Non si tratta del nuovo disco di
Terry Allen, ma della riedizione del suo primo album, edito originariamente nel 1975. Quando Allen pubblicò questo disco, un Lp con la copertina in bianco e nero con la foto di un tizio con occhialini tondi, che aveva un sorriso amaro e malcelato, non era nessuno. Un disco voce e piano, con qualche chitarra qui e là per dare fiato ad un voce straordinaria, ad un nuovo poeta della strada, ad un musicista che avrebbe dato molto, malgrado una produzione scarna ma decisamente affascinate.

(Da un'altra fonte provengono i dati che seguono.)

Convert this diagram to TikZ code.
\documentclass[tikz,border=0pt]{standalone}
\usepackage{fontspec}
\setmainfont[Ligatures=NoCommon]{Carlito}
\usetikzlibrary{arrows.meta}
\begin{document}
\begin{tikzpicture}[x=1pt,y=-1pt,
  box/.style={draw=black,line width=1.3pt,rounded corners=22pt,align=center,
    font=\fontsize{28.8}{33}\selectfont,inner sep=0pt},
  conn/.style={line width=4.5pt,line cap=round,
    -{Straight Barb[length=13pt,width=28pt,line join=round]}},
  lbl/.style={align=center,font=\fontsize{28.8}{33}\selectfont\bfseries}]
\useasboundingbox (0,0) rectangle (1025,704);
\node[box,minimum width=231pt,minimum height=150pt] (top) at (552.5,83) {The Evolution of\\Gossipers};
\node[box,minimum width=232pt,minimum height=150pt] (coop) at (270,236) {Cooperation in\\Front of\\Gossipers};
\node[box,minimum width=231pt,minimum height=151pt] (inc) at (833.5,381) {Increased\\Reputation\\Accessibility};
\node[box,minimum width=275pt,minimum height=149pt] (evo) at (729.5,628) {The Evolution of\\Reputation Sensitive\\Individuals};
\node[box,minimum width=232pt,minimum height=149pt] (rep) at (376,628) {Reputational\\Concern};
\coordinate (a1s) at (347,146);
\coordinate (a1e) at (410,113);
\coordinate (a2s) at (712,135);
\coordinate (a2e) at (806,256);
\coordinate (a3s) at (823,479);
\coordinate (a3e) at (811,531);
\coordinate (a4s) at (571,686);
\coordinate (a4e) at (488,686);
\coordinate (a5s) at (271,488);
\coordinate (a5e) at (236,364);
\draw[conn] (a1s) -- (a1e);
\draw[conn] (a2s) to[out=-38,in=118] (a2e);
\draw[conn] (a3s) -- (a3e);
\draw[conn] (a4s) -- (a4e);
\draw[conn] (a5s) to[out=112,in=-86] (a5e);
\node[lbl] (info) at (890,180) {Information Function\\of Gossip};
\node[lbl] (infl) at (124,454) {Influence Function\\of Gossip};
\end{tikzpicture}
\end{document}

Già con il disco seguente,
Lubbock (1978), Allen aveva sfiorato il capolavoro, ed aveva bissato poi con dischi di pregio come
Smokin' The Dummy (80) e
Bloodlines ('83), a cui hanno fatto seguito
Amerasia ('87, ristampato di recente). Poi i due desaparecidos
Pedal Steel/Rollback e
The Silent Majority e arriviamo alle prove più recenti, i due eccellenti album
Human Remains ('96) e
Salivation ('99).
Pur mantenendo le sonorità in un ambito acustico, per lo più voce e piano,
Juarez ha già tutte le tipologie del suono di Allen: quel misto di country e mexican, di epico e tragico, di narrativo e irriverente. Il tutto condito con forti dosi di humor. Musicista estroverso, Allen aveva edito questo disco non con l'intenzione di venderlo ma piuttosto come partitura musicale per accompagnare delle istallazioni artistiche. Infatti, oltre che musicista, è anche artista visuale, sculture e pittore e Juarez è la colonna sonora di una serie di immagini.

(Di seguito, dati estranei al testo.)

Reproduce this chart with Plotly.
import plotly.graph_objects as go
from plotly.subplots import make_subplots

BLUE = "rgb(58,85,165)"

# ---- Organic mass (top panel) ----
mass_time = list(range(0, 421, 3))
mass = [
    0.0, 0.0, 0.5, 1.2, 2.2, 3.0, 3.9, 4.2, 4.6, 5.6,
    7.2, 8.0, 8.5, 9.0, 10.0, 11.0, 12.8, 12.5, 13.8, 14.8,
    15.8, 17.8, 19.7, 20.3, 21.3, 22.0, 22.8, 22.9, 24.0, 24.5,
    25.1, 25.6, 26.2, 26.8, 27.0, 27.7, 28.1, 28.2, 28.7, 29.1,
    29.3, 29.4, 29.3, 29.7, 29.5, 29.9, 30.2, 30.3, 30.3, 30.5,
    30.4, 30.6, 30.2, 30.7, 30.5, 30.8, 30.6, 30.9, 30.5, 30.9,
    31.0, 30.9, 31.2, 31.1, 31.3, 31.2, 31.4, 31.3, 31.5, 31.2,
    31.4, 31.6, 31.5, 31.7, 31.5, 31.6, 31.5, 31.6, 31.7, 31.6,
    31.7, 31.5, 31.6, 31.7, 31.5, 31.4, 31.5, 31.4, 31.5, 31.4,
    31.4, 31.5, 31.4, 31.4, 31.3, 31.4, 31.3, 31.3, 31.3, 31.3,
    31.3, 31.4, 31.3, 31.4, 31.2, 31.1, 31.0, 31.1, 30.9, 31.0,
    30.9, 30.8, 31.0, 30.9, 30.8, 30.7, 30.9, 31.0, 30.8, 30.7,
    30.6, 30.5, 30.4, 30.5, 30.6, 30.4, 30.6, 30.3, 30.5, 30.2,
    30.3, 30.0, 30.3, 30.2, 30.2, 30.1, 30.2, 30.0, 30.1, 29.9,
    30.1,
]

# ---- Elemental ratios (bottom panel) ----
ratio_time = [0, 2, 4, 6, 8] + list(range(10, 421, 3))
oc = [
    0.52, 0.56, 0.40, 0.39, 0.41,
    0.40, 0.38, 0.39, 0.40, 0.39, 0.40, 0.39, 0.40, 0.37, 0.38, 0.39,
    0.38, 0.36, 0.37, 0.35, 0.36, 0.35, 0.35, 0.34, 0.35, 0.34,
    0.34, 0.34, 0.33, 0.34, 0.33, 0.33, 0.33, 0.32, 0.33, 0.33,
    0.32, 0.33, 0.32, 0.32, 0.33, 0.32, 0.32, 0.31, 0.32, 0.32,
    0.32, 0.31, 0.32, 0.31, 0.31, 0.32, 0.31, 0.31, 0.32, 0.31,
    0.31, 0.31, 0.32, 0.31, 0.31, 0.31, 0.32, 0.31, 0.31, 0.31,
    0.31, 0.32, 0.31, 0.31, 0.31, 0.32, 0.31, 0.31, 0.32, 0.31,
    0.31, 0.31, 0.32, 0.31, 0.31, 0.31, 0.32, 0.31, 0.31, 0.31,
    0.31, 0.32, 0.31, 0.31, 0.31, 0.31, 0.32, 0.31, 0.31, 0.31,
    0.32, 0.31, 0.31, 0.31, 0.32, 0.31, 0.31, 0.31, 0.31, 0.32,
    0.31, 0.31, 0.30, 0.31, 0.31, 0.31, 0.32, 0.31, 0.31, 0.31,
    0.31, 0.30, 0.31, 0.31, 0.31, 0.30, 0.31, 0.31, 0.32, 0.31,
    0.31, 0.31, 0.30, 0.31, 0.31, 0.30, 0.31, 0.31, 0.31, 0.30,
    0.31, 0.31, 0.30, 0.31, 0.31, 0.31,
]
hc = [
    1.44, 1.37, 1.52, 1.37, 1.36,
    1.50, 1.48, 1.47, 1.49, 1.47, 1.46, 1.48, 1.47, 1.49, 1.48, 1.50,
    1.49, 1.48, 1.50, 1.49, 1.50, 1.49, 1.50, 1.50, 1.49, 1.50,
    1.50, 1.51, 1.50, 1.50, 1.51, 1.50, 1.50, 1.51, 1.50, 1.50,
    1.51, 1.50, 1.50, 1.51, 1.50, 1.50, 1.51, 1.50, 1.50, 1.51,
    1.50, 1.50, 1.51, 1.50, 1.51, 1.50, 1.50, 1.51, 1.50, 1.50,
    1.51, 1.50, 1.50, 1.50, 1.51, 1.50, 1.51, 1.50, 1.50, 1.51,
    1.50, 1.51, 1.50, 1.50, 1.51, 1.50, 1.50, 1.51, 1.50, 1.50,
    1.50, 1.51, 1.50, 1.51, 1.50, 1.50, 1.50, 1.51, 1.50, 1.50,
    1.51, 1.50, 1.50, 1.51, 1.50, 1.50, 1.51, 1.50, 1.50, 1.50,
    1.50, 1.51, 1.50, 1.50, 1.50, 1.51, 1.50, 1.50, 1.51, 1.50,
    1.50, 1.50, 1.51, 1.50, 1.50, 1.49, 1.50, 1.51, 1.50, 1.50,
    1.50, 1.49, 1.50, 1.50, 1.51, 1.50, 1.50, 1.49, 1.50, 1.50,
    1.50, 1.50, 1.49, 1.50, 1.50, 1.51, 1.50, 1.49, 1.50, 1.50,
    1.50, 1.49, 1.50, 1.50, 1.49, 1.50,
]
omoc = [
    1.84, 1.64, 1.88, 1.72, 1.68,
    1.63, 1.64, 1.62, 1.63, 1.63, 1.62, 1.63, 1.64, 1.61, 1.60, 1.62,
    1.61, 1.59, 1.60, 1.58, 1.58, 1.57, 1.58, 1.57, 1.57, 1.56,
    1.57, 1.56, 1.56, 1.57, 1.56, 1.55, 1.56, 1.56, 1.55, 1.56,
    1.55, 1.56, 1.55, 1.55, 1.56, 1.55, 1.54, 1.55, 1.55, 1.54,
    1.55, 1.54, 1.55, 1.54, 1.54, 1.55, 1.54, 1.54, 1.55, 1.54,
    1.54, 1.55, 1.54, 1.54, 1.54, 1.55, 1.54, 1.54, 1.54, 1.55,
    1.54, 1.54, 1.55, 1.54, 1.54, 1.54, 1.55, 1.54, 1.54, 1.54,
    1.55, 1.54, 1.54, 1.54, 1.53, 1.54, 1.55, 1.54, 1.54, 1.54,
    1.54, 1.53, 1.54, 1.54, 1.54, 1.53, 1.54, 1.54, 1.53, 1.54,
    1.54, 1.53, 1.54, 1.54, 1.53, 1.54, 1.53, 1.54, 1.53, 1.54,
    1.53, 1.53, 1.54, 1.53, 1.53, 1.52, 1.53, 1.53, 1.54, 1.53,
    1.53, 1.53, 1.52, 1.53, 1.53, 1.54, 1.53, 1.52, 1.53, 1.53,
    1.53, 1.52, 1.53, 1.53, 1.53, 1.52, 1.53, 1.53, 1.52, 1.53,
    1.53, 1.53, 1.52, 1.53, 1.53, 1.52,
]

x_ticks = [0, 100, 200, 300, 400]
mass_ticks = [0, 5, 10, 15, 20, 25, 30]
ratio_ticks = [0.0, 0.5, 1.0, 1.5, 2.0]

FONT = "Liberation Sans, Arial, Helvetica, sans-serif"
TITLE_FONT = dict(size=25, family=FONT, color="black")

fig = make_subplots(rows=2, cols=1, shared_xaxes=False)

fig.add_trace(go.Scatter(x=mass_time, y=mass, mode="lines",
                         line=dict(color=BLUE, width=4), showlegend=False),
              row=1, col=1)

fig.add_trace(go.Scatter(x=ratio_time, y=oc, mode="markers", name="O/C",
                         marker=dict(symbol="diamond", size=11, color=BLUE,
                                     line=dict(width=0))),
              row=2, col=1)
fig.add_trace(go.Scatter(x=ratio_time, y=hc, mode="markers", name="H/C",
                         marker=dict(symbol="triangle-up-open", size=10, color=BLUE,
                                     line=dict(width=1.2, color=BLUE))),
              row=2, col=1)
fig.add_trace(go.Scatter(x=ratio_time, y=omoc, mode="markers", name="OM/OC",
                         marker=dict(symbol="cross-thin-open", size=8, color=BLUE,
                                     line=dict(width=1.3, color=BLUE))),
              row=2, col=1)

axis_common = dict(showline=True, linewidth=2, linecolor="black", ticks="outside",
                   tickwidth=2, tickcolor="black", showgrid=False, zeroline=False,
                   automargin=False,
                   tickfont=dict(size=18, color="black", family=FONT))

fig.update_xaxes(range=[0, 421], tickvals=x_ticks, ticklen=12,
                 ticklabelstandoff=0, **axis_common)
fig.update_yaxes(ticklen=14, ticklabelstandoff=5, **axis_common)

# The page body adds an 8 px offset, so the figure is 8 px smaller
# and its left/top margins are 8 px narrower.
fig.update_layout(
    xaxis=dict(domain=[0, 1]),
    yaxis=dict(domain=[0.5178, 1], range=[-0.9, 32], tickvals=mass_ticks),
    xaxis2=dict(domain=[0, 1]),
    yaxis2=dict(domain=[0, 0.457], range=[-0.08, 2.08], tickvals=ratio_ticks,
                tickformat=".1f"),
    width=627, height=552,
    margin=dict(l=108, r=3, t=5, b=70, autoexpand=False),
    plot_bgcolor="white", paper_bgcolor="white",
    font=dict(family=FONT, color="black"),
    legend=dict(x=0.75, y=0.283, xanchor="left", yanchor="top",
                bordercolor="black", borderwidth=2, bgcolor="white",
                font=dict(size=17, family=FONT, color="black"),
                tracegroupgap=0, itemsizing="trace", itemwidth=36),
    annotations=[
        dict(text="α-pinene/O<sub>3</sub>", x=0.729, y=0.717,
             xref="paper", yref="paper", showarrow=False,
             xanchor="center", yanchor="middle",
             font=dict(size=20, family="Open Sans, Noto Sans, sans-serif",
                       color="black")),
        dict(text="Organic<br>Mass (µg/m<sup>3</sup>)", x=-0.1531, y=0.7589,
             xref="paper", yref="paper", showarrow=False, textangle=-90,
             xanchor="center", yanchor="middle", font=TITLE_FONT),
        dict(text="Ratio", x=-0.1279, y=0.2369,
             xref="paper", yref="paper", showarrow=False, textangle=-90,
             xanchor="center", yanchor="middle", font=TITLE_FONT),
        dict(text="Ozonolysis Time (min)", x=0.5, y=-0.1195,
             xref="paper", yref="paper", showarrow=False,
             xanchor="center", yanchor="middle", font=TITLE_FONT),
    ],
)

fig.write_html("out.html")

Le prime copie del vinile erano state pubblicate con una serie di litografie che illustravano i caratteri che popolano le canzoni del disco. Originale, personale, idiosincratico Allen aveva già iniziato, quasi senza volerlo, il suo viaggio nella musica. Riascoltato oggi, a quasi trenta anni dalla sua pubblicazione, Juarez è ancora misterioso ed affascinante e la sua musicalità scarna lo rende anche più appetibile perché i suoni sono diretti e le canzoni piene di pathos.
Terry canta e suona già con grande perizia, mentre alle chitarre si alternano, di tanto in tanto,
Peter Kaukonen e
Greg Douglas. La durata si avvicina all'ora e, per dare una patina più attuale al disco, il nostro ha registrato due brani alla fine dello scorso anno in compagnia di
Lloyd Maines,
Bukka Allen,
Davis McLarty,
Richard Bowden. Due canzoni splendide: lo struggente strumentale di chiara matrice messicana, evocativo e malinconico,
El Camino Instrumental e
El Camino, in versione cantata, più allegra, quasi danzereccia e festaiola, con la sua atmosfera da festa paesana trasportata nei prati del Texas, pur mantenendo le sue origine messicane.
Due brani che chiudono un disco pieno di canzoni ancora affascinanti, canzoni che rispondono ai titoli
La Despedida,
Cortez Sail,
Dogwood,
The Radio and Real Life,
What of Alicia,
Four Corners. Per conoscere a fondo uno dei grandi della musica di confine Americana.